_Stored entries_

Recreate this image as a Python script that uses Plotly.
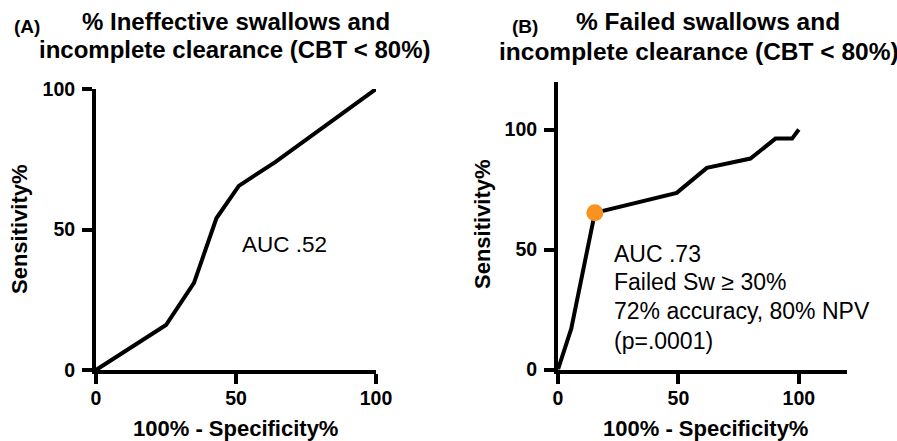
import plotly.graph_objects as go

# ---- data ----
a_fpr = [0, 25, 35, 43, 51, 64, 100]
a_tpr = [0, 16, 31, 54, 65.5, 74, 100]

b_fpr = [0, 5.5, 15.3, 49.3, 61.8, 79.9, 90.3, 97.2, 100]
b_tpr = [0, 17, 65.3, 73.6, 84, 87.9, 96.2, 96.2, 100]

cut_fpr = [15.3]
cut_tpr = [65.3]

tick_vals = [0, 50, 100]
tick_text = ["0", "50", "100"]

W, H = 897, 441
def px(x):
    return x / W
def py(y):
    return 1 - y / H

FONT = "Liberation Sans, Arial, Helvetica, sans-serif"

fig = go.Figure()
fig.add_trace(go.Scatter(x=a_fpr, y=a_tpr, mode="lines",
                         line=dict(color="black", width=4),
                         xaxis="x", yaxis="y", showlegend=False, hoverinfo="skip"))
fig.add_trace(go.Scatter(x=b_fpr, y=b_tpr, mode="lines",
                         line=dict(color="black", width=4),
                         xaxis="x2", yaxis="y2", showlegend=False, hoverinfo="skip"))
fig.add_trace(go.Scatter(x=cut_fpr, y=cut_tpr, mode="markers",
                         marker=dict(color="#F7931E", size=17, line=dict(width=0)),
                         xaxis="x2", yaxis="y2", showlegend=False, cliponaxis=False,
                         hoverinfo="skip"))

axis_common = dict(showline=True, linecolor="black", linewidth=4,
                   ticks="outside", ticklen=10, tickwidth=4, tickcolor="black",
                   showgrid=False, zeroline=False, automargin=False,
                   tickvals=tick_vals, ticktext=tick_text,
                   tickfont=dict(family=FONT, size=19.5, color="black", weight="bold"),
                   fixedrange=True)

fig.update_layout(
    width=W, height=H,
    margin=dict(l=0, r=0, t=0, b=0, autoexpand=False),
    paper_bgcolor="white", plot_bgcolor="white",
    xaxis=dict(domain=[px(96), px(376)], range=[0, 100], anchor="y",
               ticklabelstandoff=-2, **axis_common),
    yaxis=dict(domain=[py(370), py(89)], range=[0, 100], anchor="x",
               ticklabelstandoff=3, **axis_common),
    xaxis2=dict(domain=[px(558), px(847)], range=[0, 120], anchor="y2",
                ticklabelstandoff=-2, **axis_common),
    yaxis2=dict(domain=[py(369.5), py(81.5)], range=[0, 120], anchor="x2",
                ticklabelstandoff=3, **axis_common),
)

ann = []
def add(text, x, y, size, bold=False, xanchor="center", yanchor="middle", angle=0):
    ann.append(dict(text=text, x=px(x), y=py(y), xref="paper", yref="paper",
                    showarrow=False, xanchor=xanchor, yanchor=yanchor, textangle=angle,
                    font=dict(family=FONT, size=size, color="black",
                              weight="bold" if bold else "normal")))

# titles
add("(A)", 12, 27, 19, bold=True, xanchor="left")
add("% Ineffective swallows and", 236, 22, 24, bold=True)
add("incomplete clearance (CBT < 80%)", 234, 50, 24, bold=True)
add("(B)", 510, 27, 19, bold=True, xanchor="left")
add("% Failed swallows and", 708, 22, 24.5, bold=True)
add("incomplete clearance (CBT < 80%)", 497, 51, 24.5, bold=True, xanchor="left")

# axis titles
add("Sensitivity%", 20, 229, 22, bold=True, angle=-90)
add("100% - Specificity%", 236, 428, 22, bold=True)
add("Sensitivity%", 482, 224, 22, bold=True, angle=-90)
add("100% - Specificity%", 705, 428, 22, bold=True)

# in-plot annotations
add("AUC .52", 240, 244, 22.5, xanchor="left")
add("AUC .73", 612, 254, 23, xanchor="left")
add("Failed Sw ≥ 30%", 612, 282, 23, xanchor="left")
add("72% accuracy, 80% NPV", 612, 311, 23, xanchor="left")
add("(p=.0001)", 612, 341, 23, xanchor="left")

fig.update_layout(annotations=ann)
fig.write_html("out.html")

* * *

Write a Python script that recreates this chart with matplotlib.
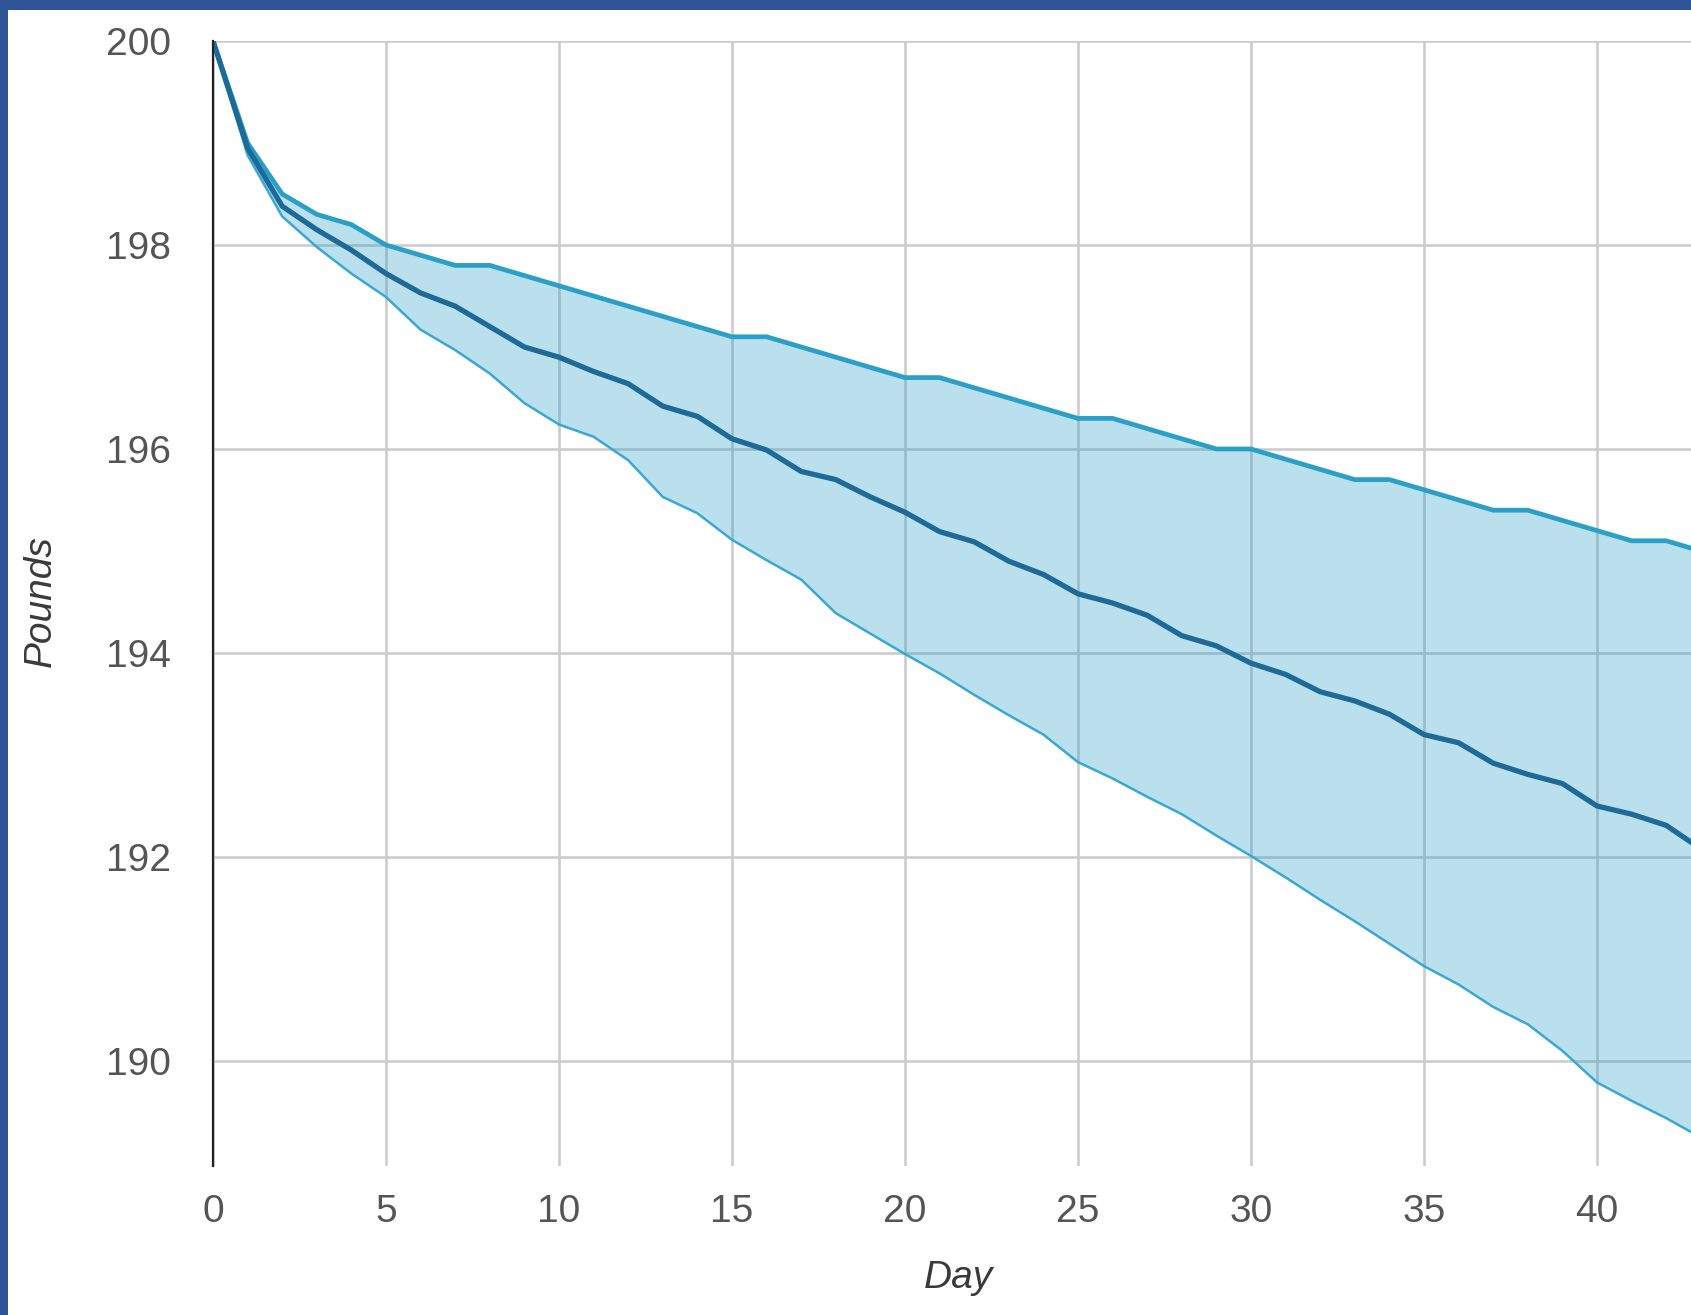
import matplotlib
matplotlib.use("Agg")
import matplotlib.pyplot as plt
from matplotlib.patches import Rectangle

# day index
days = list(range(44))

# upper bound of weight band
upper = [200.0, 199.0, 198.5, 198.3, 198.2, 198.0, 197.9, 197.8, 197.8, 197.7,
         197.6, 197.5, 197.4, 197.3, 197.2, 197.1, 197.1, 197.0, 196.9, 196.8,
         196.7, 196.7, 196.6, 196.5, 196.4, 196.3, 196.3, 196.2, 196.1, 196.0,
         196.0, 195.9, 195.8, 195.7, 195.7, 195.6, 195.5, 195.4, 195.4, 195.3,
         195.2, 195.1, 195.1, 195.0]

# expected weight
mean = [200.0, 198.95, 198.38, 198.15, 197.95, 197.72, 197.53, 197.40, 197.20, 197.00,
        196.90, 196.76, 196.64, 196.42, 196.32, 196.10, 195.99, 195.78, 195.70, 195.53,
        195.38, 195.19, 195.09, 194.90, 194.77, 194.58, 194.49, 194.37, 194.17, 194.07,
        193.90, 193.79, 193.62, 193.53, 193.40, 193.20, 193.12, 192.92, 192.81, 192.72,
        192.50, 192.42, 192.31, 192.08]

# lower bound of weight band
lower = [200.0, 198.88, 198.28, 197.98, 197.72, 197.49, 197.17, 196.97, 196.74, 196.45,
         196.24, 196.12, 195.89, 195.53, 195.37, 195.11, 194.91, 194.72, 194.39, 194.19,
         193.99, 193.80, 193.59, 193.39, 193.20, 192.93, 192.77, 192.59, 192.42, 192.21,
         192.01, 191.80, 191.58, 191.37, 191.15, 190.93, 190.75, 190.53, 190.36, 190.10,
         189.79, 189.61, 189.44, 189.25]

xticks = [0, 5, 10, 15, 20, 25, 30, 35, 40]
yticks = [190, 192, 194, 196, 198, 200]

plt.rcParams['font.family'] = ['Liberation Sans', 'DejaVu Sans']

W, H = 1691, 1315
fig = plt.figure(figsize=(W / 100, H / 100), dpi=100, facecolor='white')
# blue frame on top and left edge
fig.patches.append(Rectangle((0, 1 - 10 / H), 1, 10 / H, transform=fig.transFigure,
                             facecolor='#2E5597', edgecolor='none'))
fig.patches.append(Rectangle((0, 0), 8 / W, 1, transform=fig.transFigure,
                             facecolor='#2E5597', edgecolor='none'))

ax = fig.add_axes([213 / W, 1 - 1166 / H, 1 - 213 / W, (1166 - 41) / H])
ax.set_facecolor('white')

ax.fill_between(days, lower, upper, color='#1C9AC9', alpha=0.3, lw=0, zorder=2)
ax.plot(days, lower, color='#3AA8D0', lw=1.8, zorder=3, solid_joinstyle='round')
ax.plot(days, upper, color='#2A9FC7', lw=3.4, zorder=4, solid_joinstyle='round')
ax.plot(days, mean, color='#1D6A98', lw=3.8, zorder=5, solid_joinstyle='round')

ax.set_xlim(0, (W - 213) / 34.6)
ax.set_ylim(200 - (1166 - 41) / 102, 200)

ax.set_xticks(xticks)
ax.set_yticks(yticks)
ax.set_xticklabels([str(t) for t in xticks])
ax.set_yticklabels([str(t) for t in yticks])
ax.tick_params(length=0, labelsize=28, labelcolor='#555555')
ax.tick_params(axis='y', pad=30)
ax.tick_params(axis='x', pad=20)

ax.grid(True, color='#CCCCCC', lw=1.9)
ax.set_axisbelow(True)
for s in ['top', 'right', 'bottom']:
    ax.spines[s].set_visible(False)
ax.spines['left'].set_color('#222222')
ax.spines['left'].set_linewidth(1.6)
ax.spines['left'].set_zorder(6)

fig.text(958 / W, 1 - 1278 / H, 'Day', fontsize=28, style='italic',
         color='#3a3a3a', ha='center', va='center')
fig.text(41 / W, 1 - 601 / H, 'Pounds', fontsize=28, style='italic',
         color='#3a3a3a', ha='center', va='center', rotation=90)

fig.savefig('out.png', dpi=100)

_Task to complete_
Take out nothing but the lines from the one containing "Recreate this image" to the one containing "fixedrange=True)", inclusive, retyped exactly. Drop the pictures.

_Answer to the exercise_
Recreate this image as a Python script that uses Plotly.
import plotly.graph_objects as go

# ---- data ----
a_fpr = [0, 25, 35, 43, 51, 64, 100]
a_tpr = [0, 16, 31, 54, 65.5, 74, 100]

b_fpr = [0, 5.5, 15.3, 49.3, 61.8, 79.9, 90.3, 97.2, 100]
b_tpr = [0, 17, 65.3, 73.6, 84, 87.9, 96.2, 96.2, 100]

cut_fpr = [15.3]
cut_tpr = [65.3]

tick_vals = [0, 50, 100]
tick_text = ["0", "50", "100"]

W, H = 897, 441
def px(x):
    return x / W
def py(y):
    return 1 - y / H

FONT = "Liberation Sans, Arial, Helvetica, sans-serif"

fig = go.Figure()
fig.add_trace(go.Scatter(x=a_fpr, y=a_tpr, mode="lines",
                         line=dict(color="black", width=4),
                         xaxis="x", yaxis="y", showlegend=False, hoverinfo="skip"))
fig.add_trace(go.Scatter(x=b_fpr, y=b_tpr, mode="lines",
                         line=dict(color="black", width=4),
                         xaxis="x2", yaxis="y2", showlegend=False, hoverinfo="skip"))
fig.add_trace(go.Scatter(x=cut_fpr, y=cut_tpr, mode="markers",
                         marker=dict(color="#F7931E", size=17, line=dict(width=0)),
                         xaxis="x2", yaxis="y2", showlegend=False, cliponaxis=False,
                         hoverinfo="skip"))

axis_common = dict(showline=True, linecolor="black", linewidth=4,
                   ticks="outside", ticklen=10, tickwidth=4, tickcolor="black",
                   showgrid=False, zeroline=False, automargin=False,
                   tickvals=tick_vals, ticktext=tick_text,
                   tickfont=dict(family=FONT, size=19.5, color="black", weight="bold"),
                   fixedrange=True)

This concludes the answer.